On Sat, 20 Nov 1999, Dave Raggett wrote:

> SGML/XML says:
>
>   good     <!---->
>   bad      <!----->
>   bad      <!------>
>   bad      <!------->
>   good     <!-------->
>
> weird isn't it!
>
> I will adjust the parser to trim trailing hyphens to the
> nearest legal number.

I believe this would be insufficient for XML. XML's comment syntax is a
subset of SGML/HTML's.
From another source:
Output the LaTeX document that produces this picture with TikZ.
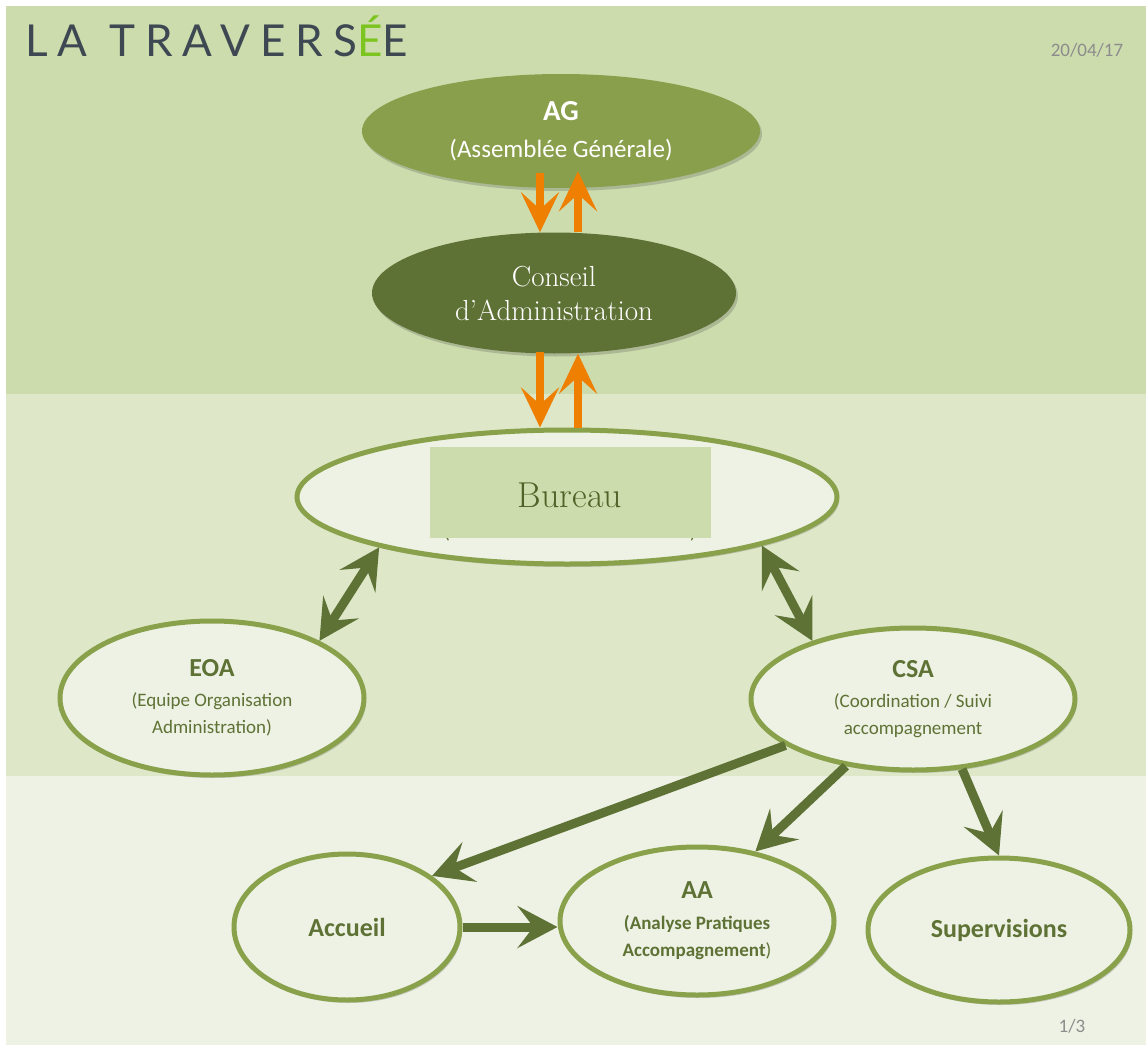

Production 15 in XML 1.0 says:

   Comment ::=  '<!--' ((Char - '-') | ('-' (Char - '-')))* '-->'

and the text says:

   For compatibility, the string "--" (double-hyphen) must not occur
   within comments.

This means that the characters between the opening <!-- and the closing -->
cannot contain two consecutive hyphens. Also they cannot end in a hyphen (as
per the BNF even though the text fails to mention it).

So for XML (as opposed to SGML/HTML):

   <!---->      good (empty comment)
   <!----->     bad (trailing hyphen)
   <!------>    bad (consecutive hyphens, trailing hyphen)
   <!------->   bad (consecutive hyphens, trailing hyphen)
   <!-------->  bad (consecutive hyphens, trailing hyphen)
   <!--- -->    good
   <!-- - - --> good

For XML, Tidy could fix consecutive hyphens by examining the characters
between the <!-- and the --> and replacing the first, third, etc. hyphen
with a space and also replacing any trailing hyphen with a space. This
should preserve much of the visual effect intended by people who use
consecutive hyphens as dividers.

If you wanted to avoid a special case for XML, perhaps Tidy could make all
comments conform to XML's stricter syntax. (The extra latitude allowed by
SGML/HTML is small enough and obscure enough that I wonder if anyone would
miss it.)

Randy

Received on Saturday, 20 November 1999 19:12:15 UTC